The jungle eased by, a solid exuberant mass of green, edged in parasol-topped palms. Taken in small sections it was a senseless tangle of vines, dead limbs out of which soared new limbs, fallen trees still standing half straight in the gloom, fresh perky foliage striving for the sun, masses of dun-colored leaves, ferns, and palm fronds sinking back into the pulpy floor of the forest. Taken in larger sections, you could see the calm, changeless form and structure of the jungle, the striated tiers defined by the varied species of trees, ferns, and
bushes, peaking in hundred-foot treetops where breezes made the branches frisky in the freedom of space and air and endless sunlight.
It was at once dull and full of endless variety. It tantalized with the partial transparency of its riveredge fringes and threatened with the impenetrable gloom a few yards in. It invited and repelled. Its scale was impossible to imagine. Hundreds of miles of the same stuff in every direction, an infinity of contradictions, a complete and separate living entity needing nothing save itself—discouraging all but the most cursory of explorations, keeping all its mysteries well hidden, safe in those endless sanctuaries.
And yet vulnerable—as the rape of the Brazilian Amazon is now showing us. An elephant being destroyed by a mouse. Easily decimated forever, leaving behind weak soils incapable of protracted cultivation. The “green hell” of white man’s legend or the last true earth lung? A graveyard for the uninitiated, rife with malaria, yellow fever, beriberi, dysentery, or a lost world in need of safekeeping? A humid, fetid hot pot of mosquitoes, chigoes, jejenes that turns even the best-sprayed white torso into an overnight battleground of whelts, bites, and festering sores, or a place of magic and mystery where the body can learn to develop unimagined immunities, find salve in its natural medicines, and discover the secrets of the stars from its potent hallucinogens. A place to end terribly in the whirligig flailings of a Cayman’s body, locked in locked jaws, being beaten to a pulp on river rocks as the alligator does its ritual somersaults of death in the muddy depths—or a place to touch the harmony of Gaia herself and sense the great slow rhythms of the earth, eternally beating, eternally steady, and, with our understanding and participation, eternally strong.
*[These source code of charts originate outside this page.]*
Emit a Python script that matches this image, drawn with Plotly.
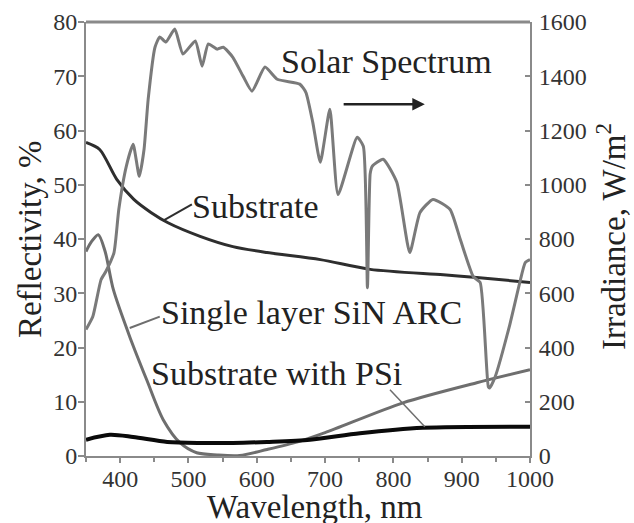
import plotly.graph_objects as go

# ---- data ----
solar_wl = [350, 360, 372, 379, 391, 398, 409, 419, 428, 435, 441, 451, 458, 467, 480, 492, 510, 520, 529,
            542, 551, 565, 580, 593, 612, 630, 663, 672, 682, 693, 707, 719, 747, 756, 762, 766, 769, 785,
            805, 824, 839, 858, 883, 898, 917, 927, 939, 941, 949, 970, 985, 993, 1000]
solar_irr = [466, 514, 650, 680, 750, 909, 1068, 1149, 1031, 1131, 1315, 1507, 1545, 1526, 1574, 1482, 1530,
             1437, 1519, 1500, 1507, 1470, 1400, 1345, 1434, 1389, 1371, 1340, 1230, 1083, 1278, 964, 1175,
             1142, 620, 1040, 1068, 1094, 1009, 750, 898, 946, 909, 798, 661, 640, 255, 251, 292, 480, 639,
             713, 724]

sub_wl = [350, 370, 395, 420, 445, 470, 517, 565, 615, 693, 766, 873, 922, 1000]
sub_r = [57.8, 56.5, 51.0, 47.3, 44.9, 43.0, 40.5, 38.6, 37.5, 36.2, 34.4, 33.4, 32.9, 32.0]

arc_wl = [350, 358, 368, 378, 390, 414, 439, 463, 488, 512, 542, 575, 615, 660, 700, 814, 922, 1000]
arc_r = [37.7, 39.5, 40.8, 37.7, 30.7, 22.0, 14.0, 6.7, 2.4, 0.6, 0.2, 0.1, 1.2, 2.6, 4.3, 9.8, 13.5, 15.9]

psi_wl = [350, 385, 419, 469, 517, 565, 615, 678, 751, 843, 1000]
psi_r = [3.0, 3.9, 3.5, 2.6, 2.4, 2.4, 2.6, 3.0, 4.2, 5.2, 5.4]

x_ticks = [400, 500, 600, 700, 800, 900, 1000]
y_ticks = [0, 10, 20, 30, 40, 50, 60, 70, 80]
y2_ticks = [0, 200, 400, 600, 800, 1000, 1200, 1400, 1600]

FONT = "Liberation Serif, Times New Roman, serif"
SOLAR_C = "#7a7a7a"
ARC_C = "#6e6e6e"
SUB_C = "#2e2e2e"
PSI_C = "#0a0a0a"
AX_C = "#8a8a8a"

fig = go.Figure()
fig.add_trace(go.Scatter(x=solar_wl, y=solar_irr, yaxis="y2", mode="lines",
                         line=dict(color=SOLAR_C, width=3, shape="spline", smoothing=0.5),
                         showlegend=False))
fig.add_trace(go.Scatter(x=sub_wl, y=sub_r, mode="lines",
                         line=dict(color=SUB_C, width=3, shape="spline", smoothing=0.8), showlegend=False))
fig.add_trace(go.Scatter(x=arc_wl, y=arc_r, mode="lines",
                         line=dict(color=ARC_C, width=3, shape="spline", smoothing=0.8), showlegend=False))
fig.add_trace(go.Scatter(x=psi_wl, y=psi_r, mode="lines",
                         line=dict(color=PSI_C, width=4, shape="spline", smoothing=0.8), showlegend=False))

tickfont = dict(family=FONT, size=24, color="#333")
titlefont = dict(family=FONT, size=33, color="#222")

fig.update_layout(
    width=634, height=523,
    margin=dict(l=86, r=104, t=22, b=67, autoexpand=False),
    paper_bgcolor="white", plot_bgcolor="white",
    font=dict(family=FONT, color="#222"),
    xaxis=dict(range=[350, 1000], tickvals=x_ticks, ticks="outside", ticklen=5, tickwidth=1.5,
               tickcolor=AX_C, showline=True, linecolor=AX_C, linewidth=2, mirror=False,
               showgrid=False, zeroline=False, tickfont=tickfont, ticklabelstandoff=-5,
               minor=dict(dtick=50, tick0=350, ticks="outside", ticklen=4, tickcolor=AX_C)),
    yaxis=dict(range=[0, 80], tickvals=y_ticks, ticks="outside", ticklen=6, tickwidth=1.5,
               tickcolor=AX_C, showline=True, linecolor=AX_C, linewidth=2, showgrid=False,
               zeroline=False, tickfont=tickfont, ticklabelstandoff=-4),
    yaxis2=dict(range=[0, 1600], tickvals=y2_ticks, overlaying="y", side="right", ticks="inside",
                ticklen=5, tickwidth=1.5, tickcolor=AX_C, showline=True, linecolor=AX_C, linewidth=2,
                showgrid=False, zeroline=False, tickfont=tickfont, ticklabelstandoff=2),
)

# top frame line
fig.add_shape(type="line", xref="paper", yref="paper", x0=0, x1=1, y0=1, y1=1,
              line=dict(color=AX_C, width=3))

# axis titles as annotations for exact placement
fig.add_annotation(xref="paper", yref="paper", x=0.516, y=-0.118, text="Wavelength, nm",
                   showarrow=False, xanchor="center", yanchor="middle", font=titlefont)
fig.add_annotation(xref="paper", yref="paper", x=-0.126, y=0.50, text="Reflectivity, %",
                   showarrow=False, xanchor="center", yanchor="middle", textangle=-90, font=titlefont)
fig.add_annotation(xref="paper", yref="paper", x=1.183, y=0.505, text="Irradiance, W/m<sup>2</sup>",
                   showarrow=False, xanchor="center", yanchor="middle", textangle=-90, font=titlefont)

ann_font = dict(family=FONT, size=34, color="#222")
fig.add_annotation(x=632, y=72.7, text="Solar Spectrum", showarrow=False, xanchor="left",
                   yanchor="middle", font=ann_font)
fig.add_annotation(x=846, y=64.85, ax=725, ay=64.85, axref="x", ayref="y", xref="x", yref="y",
                   text="", showarrow=True, arrowhead=2, arrowsize=1, arrowwidth=2.5, arrowcolor="#222")
fig.add_annotation(x=502, y=45.9, text="Substrate", showarrow=False, xanchor="left",
                   yanchor="middle", font=ann_font)
fig.add_annotation(x=457, y=26.5, text="Single layer SiN ARC", showarrow=False, xanchor="left",
                   yanchor="middle", font=ann_font)
fig.add_annotation(x=442, y=15.15, text="Substrate with PSi", showarrow=False, xanchor="left",
                   yanchor="middle", font=ann_font)

# leader lines
fig.add_shape(type="line", x0=505, y0=46.4, x1=463, y1=43.4, line=dict(color=SUB_C, width=2))
fig.add_shape(type="line", x0=458, y0=25.7, x1=414, y1=23.6, line=dict(color=ARC_C, width=2))
fig.add_shape(type="line", x0=795, y0=12.2, x1=846, y1=5.4, line=dict(color=ARC_C, width=1.5))

fig.write_html("out.html", config={"displayModeBar": False},
               post_script="document.body.style.margin='0';")
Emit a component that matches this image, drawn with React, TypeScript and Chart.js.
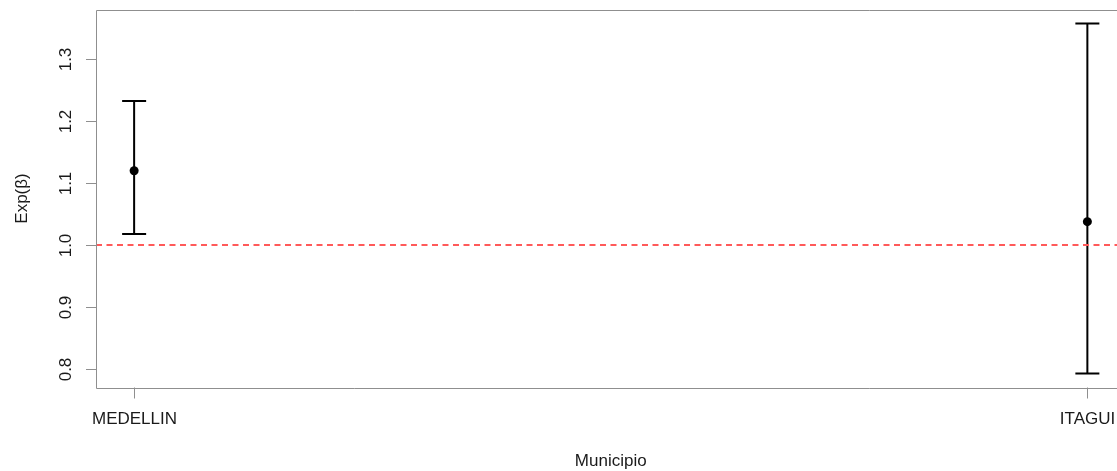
import React, { useEffect, useRef } from "react";
import { Chart, registerables } from "chart.js";

Chart.register(...registerables);

const municipios = ["MEDELLIN", "ITAGUI"];
const estimates = [1.1195, 1.0375];
const lowerCI = [1.0177, 0.7931];
const upperCI = [1.2315, 1.3564];
const yTicks = [0.8, 0.9, 1.0, 1.1, 1.2, 1.3];
const yTickLabels = ["0.8", "0.9", "1.0", "1.1", "1.2", "1.3"];
const referenceValue = 1.0;
const xTitle = "Municipio";
const yTitle = "Exp(\u03B2)";

const FONT = "17px 'Liberation Sans', Arial, sans-serif";
const TEXT = "#1a1a1a";
const AXIS = "#8f8f8f";

export default function App() {
  const ref = useRef<HTMLCanvasElement | null>(null);

  useEffect(() => {
    const canvas = ref.current;
    if (!canvas) return;

    const lo = Math.min(...lowerCI);
    const hi = Math.max(...upperCI);
    const pad = (hi - lo) * 0.04;
    const xPad = (municipios.length - 1) * 0.04;

    const overlay = {
      id: "rbase",
      beforeDatasetsDraw(chart: any) {
        const ctx = chart.ctx;
        const xs = chart.scales.x;
        const ys = chart.scales.y;
        ctx.save();
        ctx.strokeStyle = "#000";
        ctx.lineWidth = 2;
        municipios.forEach((_, i) => {
          const x = xs.getPixelForValue(i + 1);
          const yl = ys.getPixelForValue(lowerCI[i]);
          const yu = ys.getPixelForValue(upperCI[i]);
          ctx.beginPath();
          ctx.moveTo(x, yl);
          ctx.lineTo(x, yu);
          ctx.moveTo(x - 12, yl);
          ctx.lineTo(x + 12, yl);
          ctx.moveTo(x - 12, yu);
          ctx.lineTo(x + 12, yu);
          ctx.stroke();
        });
        const yr = ys.getPixelForValue(referenceValue);
        ctx.strokeStyle = "#ff5a5a";
        ctx.lineWidth = 2;
        ctx.setLineDash([6, 4.5]);
        ctx.beginPath();
        ctx.moveTo(chart.chartArea.left, yr);
        ctx.lineTo(chart.chartArea.right, yr);
        ctx.stroke();
        ctx.restore();
      },
      afterDraw(chart: any) {
        const ctx = chart.ctx;
        const xs = chart.scales.x;
        const ys = chart.scales.y;
        const a = chart.chartArea;
        const L = Math.round(a.left) + 0.5;
        const T = Math.round(a.top) + 0.5;
        const B = Math.round(a.bottom) + 0.5;
        ctx.save();
        ctx.strokeStyle = AXIS;
        ctx.lineWidth = 1;
        ctx.beginPath();
        ctx.moveTo(a.right + 2, T);
        ctx.lineTo(L, T);
        ctx.lineTo(L, B);
        ctx.lineTo(a.right + 2, B);
        ctx.stroke();

        ctx.font = FONT;
        ctx.fillStyle = TEXT;
        yTicks.forEach((v, i) => {
          const y = Math.round(ys.getPixelForValue(v)) + 0.5;
          ctx.beginPath();
          ctx.moveTo(a.left - 10, y);
          ctx.lineTo(a.left, y);
          ctx.stroke();
          ctx.save();
          ctx.translate(66, y);
          ctx.rotate(-Math.PI / 2);
          ctx.textAlign = "center";
          ctx.textBaseline = "middle";
          ctx.fillText(yTickLabels[i], 0, 0);
          ctx.restore();
        });
        municipios.forEach((m, i) => {
          const x = Math.round(xs.getPixelForValue(i + 1)) + 0.5;
          ctx.beginPath();
          ctx.moveTo(x, a.bottom);
          ctx.lineTo(x, a.bottom + 11);
          ctx.stroke();
          ctx.textAlign = "center";
          ctx.textBaseline = "middle";
          ctx.fillText(m, x, 419);
        });
        ctx.textAlign = "center";
        ctx.textBaseline = "middle";
        ctx.fillText(xTitle, (a.left + a.right) / 2, 461);
        ctx.save();
        ctx.translate(22, (a.top + a.bottom) / 2);
        ctx.rotate(-Math.PI / 2);
        ctx.fillText(yTitle, 0, 0);
        ctx.restore();
        ctx.restore();
      },
    };

    const chart = new Chart(canvas, {
      type: "scatter",
      data: {
        datasets: [
          {
            data: municipios.map((_, i) => ({ x: i + 1, y: estimates[i] })),
            pointRadius: 4.5,
            pointHoverRadius: 4.5,
            backgroundColor: "#000",
            borderWidth: 0,
          },
        ],
      },
      options: {
        responsive: false,
        animation: false,
        events: [],
        layout: { padding: { left: 96, right: 4, top: 9.5, bottom: 471 - 387.5 } },
        plugins: { legend: { display: false }, tooltip: { enabled: false } },
        scales: {
          x: { type: "linear", display: false, min: 1 - xPad, max: municipios.length + xPad },
          y: { type: "linear", display: false, min: lo - pad, max: hi + pad },
        },
      },
      plugins: [overlay],
    });
    return () => chart.destroy();
  }, []);

  return (
    <div style={{ position: "fixed", left: 0, top: 0, width: 1117, height: 471, overflow: "hidden", background: "#fff" }}>
      <canvas ref={ref} width={1130} height={471} style={{ display: "block", width: 1130, height: 471 }} />
    </div>
  );
}
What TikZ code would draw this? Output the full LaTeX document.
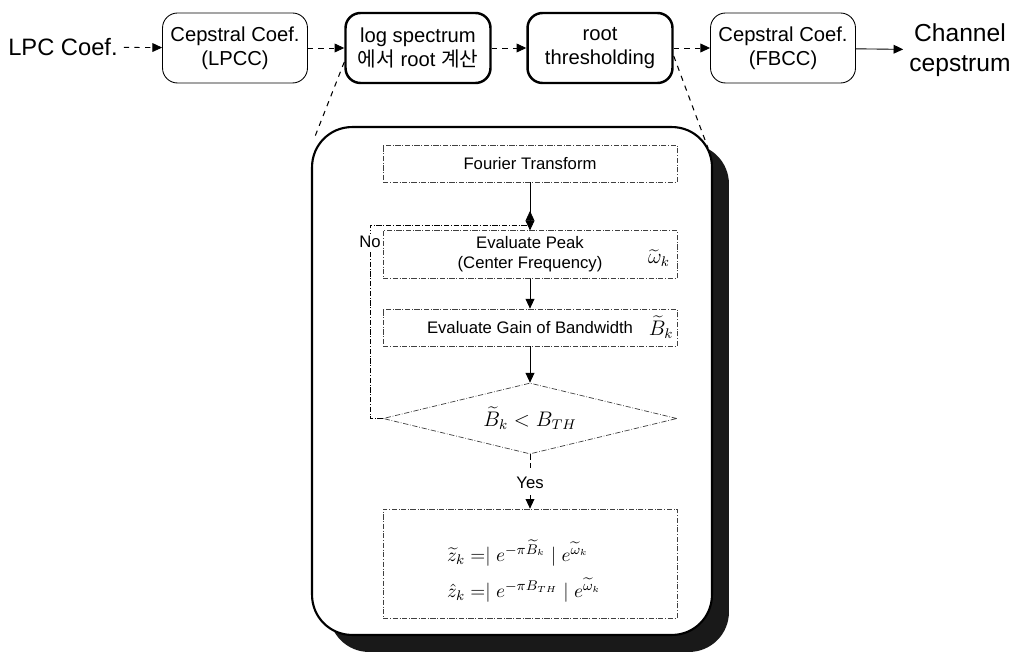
\documentclass[tikz,border=0pt]{standalone}
\usepackage{fontspec}
\setmainfont{Liberation Sans}
\newfontfamily\kor{Noto Sans CJK KR}
\usetikzlibrary{positioning, arrows.meta, shapes.geometric, shadows}

\begin{document}
\begin{tikzpicture}[x=0.02cm, y=-0.02cm,
  blk/.style      = {rectangle, draw, rounded corners=3mm, minimum width=2.9cm, minimum height=1.4cm, align=center, font=\fontsize{11.5}{13.5}\selectfont},
  blkthin/.style  = {blk, line width=0.5pt},
  blkthick/.style = {blk, line width=1.4pt},
  proc/.style     = {rectangle, draw=black!75, densely dashdotted, line width=0.4pt, minimum width=5.88cm, minimum height=0.74cm, align=center, font=\fontsize{9.5}{11.5}\selectfont},
  cond/.style     = {diamond, draw=black!75, densely dashdotted, line width=0.4pt, shape aspect=4.14, minimum width=5.88cm, minimum height=1.42cm, inner sep=0pt, font=\fontsize{12}{14}\selectfont},
  sym/.style      = {anchor=east, inner sep=1pt, font=\fontsize{12}{14}\selectfont},
  flow/.style     = {-{Triangle[length=5.5pt,width=5pt]}, line width=0.5pt},
  link/.style     = {flow, dashed},
  ]
  \useasboundingbox (0,0) rectangle (1021,652);

  % Top chain
  \node (lpc)     at (63,47)   [font=\fontsize{13.5}{16}\selectfont] {LPC Coef.};
  \node (lpcc)    at (235,48)  [blkthin]  {Cepstral Coef.\\(LPCC)};
  \node (logspec) at (418,48)  [blkthick] {log spectrum\\{\kor 에서} root {\kor 계산}};
  \node (thresh)  at (600,48)  [blkthick] {root\\thresholding};
  \node (fbcc)    at (783,48)  [blkthin]  {Cepstral Coef.\\(FBCC)};
  \node (chan)    at (960,50)  [align=center, font=\fontsize{14}{17}\selectfont] {Channel\\cepstrum};

  \draw[link] (lpc) -- (lpcc);
  \draw[link] (lpcc) -- (logspec);
  \draw[link] (logspec) -- (thresh);
  \draw[link] (thresh) -- (fbcc);
  \draw[flow] (fbcc) -- (chan);

  % Zoomed panel with shadow
  \node (panel) at (512,381) [rectangle, draw, line width=1.2pt, fill=white, rounded corners=0.8cm,
    minimum width=8cm, minimum height=10.16cm,
    general shadow={fill=black!90, shadow xshift=0.34cm, shadow yshift=-0.34cm}] {};
  \coordinate (zoomL) at (314,139);
  \coordinate (zoomR) at (708,148);
  \draw[dashed, line width=0.6pt] ([yshift=-0.28cm]logspec.west) -- (zoomL);
  \draw[dashed, line width=0.6pt] ([yshift=-0.16cm]thresh.east) -- (zoomR);

  % Steps inside the panel
  \node (fourier) at (530,163.5) [proc] {Fourier Transform};
  \node (peak)    at (530,254.5) [proc] {Evaluate Peak\\(Center Frequency)};
  \node (gain)    at (530,327.5) [proc] {Evaluate Gain of Bandwidth};
  \node (test)    at (530,418.5) [cond] {$\widetilde{B}_k < B_{TH}$};
  \node (update)  at (530,563.5) [proc, minimum height=2.18cm] {};
  \node (formula) at (524,571)   [align=left, font=\fontsize{11}{13}\selectfont]
    {$\widetilde{z}_k = \mid e^{-\pi\widetilde{B}_k}\mid e^{\widetilde{\omega}_k}$\\[6pt]
     $\hat{z}_k = \mid e^{-\pi B_{TH}}\mid e^{\widetilde{\omega}_k}$};
  \node (wk) at ([xshift=-3pt, yshift=-2pt]peak.east) [sym] {$\widetilde{\omega}_k$};
  \node (bk) at ([xshift=-1pt]gain.east) [sym] {$\widetilde{B}_k$};
  \node (yes) at (530,483) [font=\fontsize{9.5}{11.5}\selectfont] {Yes};

  \draw[flow] (fourier) -- (peak);
  \draw[flow] (peak) -- (gain);
  \draw[flow] (gain) -- (test);
  \draw[densely dashed, line width=0.4pt] (test.south) -- (yes);
  \draw[flow] (yes) -- (update);

  % No branch
  \coordinate (nocorner) at (370,225);
  \draw[flow, densely dashdotted, line width=0.4pt] (test.west) -| (nocorner) -- (nocorner -| peak.north) -- ++(0,-14);
  \node (no) at (370,242) [fill=white, inner sep=1pt, font=\fontsize{9.5}{11.5}\selectfont] {No};
\end{tikzpicture}
\end{document}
We wriggled on up the river, avoiding the stronger currents in the center, keeping to the calmer water near the bank. For such a small outboard motor, it seemed to be making a surprising amount of noise. Conversation was almost impossible. The sun was hammering in spite of the breeze made by our zigzagging movements; I found it hard to think, and my brain kept whirling off into half dream states.